▶ REQUIREMENTS
Extract only the lines running from the top of the entries to the line that holds "157.75pt of clus]". Include that line and omit the pictures.

▶ RECORD LIST
######
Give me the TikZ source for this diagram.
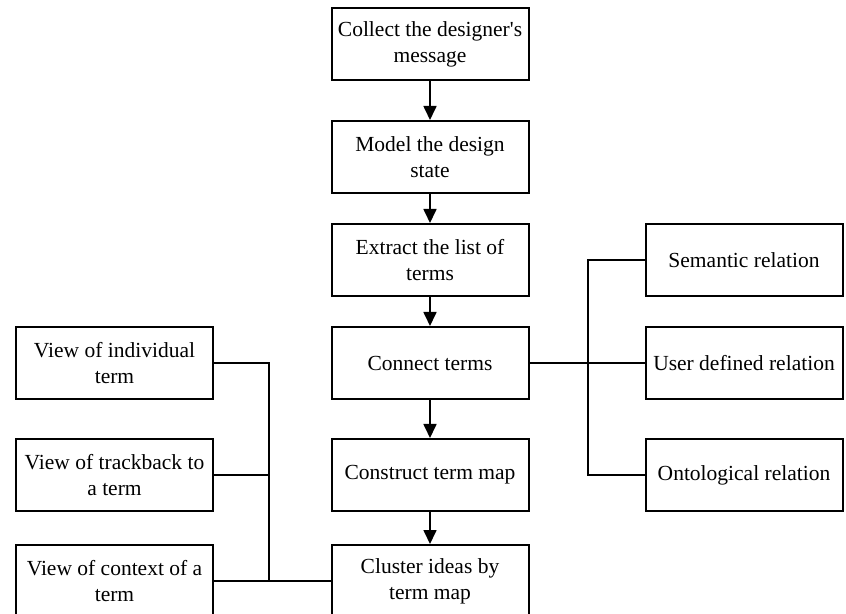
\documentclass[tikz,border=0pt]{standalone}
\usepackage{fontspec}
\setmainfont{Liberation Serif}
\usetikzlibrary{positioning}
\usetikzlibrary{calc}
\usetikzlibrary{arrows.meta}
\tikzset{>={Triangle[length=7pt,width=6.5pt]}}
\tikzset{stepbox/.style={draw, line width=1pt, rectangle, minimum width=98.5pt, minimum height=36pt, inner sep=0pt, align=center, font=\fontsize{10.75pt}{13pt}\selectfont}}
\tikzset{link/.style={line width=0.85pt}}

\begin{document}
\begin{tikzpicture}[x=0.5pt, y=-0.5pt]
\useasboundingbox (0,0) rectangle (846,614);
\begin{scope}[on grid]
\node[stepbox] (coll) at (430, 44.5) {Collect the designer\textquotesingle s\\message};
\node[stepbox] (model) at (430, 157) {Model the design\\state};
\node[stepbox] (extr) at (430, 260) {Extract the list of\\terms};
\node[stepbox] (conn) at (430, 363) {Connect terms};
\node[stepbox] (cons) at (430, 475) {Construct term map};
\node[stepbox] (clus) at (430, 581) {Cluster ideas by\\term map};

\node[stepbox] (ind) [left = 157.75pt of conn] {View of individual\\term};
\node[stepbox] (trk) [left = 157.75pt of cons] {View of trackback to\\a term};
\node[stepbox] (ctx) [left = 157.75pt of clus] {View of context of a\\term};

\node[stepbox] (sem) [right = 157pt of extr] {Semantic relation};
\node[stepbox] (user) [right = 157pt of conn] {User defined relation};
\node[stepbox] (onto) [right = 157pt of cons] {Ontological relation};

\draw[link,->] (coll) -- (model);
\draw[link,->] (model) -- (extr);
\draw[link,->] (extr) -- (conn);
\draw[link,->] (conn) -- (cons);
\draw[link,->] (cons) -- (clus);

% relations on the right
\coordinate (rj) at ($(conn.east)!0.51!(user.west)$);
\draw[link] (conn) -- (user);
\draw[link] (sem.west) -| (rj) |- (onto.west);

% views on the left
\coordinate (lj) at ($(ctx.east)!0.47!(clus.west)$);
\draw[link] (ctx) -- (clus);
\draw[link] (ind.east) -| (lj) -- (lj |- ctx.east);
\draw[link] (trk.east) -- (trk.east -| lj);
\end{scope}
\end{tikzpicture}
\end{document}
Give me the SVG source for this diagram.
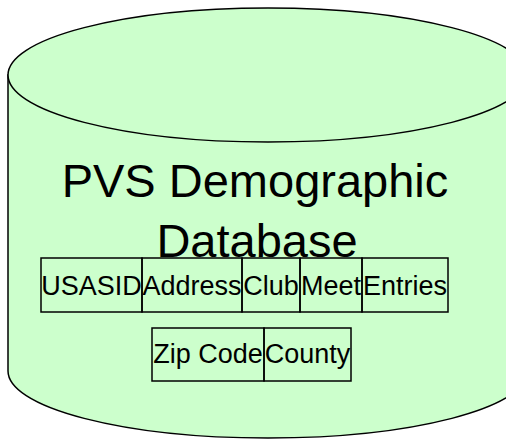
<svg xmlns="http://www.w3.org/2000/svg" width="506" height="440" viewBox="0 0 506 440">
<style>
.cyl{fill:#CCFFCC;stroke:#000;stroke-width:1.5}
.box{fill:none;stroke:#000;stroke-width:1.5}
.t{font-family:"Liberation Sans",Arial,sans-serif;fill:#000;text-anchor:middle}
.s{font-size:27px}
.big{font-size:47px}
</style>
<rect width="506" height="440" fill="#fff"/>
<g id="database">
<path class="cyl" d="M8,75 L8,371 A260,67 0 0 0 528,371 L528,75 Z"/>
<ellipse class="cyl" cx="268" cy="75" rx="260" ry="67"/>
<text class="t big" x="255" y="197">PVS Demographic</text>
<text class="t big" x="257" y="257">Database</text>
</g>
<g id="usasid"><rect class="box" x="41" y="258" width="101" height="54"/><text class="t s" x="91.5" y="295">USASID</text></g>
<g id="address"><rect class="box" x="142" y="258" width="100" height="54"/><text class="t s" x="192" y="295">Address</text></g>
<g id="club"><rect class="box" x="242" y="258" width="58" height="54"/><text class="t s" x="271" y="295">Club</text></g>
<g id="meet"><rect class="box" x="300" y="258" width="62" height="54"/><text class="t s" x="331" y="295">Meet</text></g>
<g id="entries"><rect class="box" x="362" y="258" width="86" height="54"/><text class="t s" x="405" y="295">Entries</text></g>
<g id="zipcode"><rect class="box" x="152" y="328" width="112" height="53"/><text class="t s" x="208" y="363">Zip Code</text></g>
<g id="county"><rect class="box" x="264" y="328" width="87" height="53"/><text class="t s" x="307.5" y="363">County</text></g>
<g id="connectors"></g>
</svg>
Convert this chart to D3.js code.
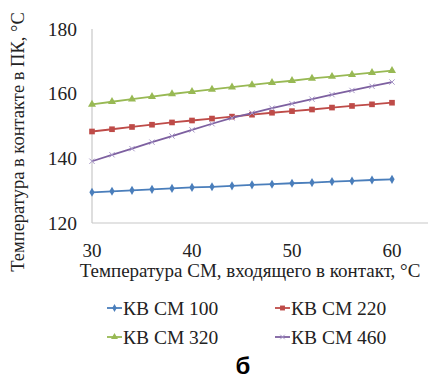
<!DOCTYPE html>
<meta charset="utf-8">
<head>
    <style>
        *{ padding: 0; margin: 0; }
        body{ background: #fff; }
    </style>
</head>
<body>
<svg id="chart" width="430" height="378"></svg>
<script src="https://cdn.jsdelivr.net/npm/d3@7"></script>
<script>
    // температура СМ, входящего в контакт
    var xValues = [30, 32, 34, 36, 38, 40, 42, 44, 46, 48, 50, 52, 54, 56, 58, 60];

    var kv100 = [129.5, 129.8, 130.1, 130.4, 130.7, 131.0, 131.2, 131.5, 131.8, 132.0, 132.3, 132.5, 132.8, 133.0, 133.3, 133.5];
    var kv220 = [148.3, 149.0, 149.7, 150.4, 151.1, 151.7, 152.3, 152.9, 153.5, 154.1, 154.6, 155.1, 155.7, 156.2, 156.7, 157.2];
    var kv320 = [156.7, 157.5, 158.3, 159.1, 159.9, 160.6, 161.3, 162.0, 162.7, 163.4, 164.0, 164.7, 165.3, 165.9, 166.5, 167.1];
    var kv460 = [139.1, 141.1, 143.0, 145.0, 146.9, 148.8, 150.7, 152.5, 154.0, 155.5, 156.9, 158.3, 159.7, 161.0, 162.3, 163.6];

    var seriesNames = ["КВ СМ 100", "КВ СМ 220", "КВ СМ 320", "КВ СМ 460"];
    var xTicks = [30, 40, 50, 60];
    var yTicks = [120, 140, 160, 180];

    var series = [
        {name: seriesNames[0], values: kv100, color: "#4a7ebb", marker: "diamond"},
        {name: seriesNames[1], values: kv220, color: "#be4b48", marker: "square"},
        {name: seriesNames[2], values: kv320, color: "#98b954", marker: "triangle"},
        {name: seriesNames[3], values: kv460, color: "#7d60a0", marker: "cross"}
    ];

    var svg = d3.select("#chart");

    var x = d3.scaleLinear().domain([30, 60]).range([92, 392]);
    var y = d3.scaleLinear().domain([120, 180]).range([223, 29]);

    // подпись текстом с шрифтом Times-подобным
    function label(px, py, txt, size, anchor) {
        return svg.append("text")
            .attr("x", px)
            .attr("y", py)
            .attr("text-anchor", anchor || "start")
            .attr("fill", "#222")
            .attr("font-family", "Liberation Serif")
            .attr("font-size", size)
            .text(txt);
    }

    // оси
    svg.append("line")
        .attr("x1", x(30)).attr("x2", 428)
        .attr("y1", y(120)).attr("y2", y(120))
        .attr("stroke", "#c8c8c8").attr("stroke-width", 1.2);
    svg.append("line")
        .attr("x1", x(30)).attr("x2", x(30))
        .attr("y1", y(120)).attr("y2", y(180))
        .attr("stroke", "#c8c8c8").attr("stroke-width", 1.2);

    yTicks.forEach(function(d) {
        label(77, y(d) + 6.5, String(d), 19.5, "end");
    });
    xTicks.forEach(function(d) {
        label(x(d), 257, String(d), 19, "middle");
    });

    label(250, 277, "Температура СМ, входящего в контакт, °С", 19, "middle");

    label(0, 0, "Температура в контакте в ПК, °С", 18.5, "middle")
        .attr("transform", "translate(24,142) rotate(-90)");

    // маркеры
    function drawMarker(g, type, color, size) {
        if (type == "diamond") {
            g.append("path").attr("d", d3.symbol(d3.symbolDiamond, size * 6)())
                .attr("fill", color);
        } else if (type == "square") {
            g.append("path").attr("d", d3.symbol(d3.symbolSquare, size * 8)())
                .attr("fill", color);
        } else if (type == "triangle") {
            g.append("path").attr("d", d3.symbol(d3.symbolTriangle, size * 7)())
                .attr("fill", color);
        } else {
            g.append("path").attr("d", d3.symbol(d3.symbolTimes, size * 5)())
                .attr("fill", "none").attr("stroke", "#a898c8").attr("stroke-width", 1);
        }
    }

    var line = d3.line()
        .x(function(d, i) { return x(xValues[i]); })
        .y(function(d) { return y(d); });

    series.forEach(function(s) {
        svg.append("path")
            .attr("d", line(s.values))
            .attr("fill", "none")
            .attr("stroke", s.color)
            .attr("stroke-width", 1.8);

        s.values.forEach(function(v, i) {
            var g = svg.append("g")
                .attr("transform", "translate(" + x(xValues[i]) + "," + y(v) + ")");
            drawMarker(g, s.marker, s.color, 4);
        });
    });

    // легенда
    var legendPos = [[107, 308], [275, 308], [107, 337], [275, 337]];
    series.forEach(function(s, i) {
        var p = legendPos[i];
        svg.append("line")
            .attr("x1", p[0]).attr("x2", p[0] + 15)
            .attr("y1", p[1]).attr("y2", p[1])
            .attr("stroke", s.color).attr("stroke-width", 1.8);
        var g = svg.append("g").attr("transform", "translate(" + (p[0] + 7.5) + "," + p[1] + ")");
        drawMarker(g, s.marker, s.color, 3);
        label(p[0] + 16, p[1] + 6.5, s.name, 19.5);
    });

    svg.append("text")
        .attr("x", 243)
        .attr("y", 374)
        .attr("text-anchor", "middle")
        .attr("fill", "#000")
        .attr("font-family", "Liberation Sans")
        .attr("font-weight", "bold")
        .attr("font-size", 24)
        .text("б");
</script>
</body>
######
▶ SOLUTION
Give me the TikZ source for this diagram.
\documentclass[tikz,border=0pt]{standalone}
\usepackage{fontspec}
\setmainfont{Liberation Serif}
\usetikzlibrary{positioning}
\usetikzlibrary{calc}
\usetikzlibrary{arrows.meta}
\tikzset{>={Triangle[length=7pt,width=6.5pt]}}
\tikzset{stepbox/.style={draw, line width=1pt, rectangle, minimum width=98.5pt, minimum height=36pt, inner sep=0pt, align=center, font=\fontsize{10.75pt}{13pt}\selectfont}}
\tikzset{link/.style={line width=0.85pt}}

\begin{document}
\begin{tikzpicture}[x=0.5pt, y=-0.5pt]
\useasboundingbox (0,0) rectangle (846,614);
\begin{scope}[on grid]
\node[stepbox] (coll) at (430, 44.5) {Collect the designer\textquotesingle s\\message};
\node[stepbox] (model) at (430, 157) {Model the design\\state};
\node[stepbox] (extr) at (430, 260) {Extract the list of\\terms};
\node[stepbox] (conn) at (430, 363) {Connect terms};
\node[stepbox] (cons) at (430, 475) {Construct term map};
\node[stepbox] (clus) at (430, 581) {Cluster ideas by\\term map};

\node[stepbox] (ind) [left = 157.75pt of conn] {View of individual\\term};
\node[stepbox] (trk) [left = 157.75pt of cons] {View of trackback to\\a term};
\node[stepbox] (ctx) [left = 157.75pt of clus] {View of context of a\\term};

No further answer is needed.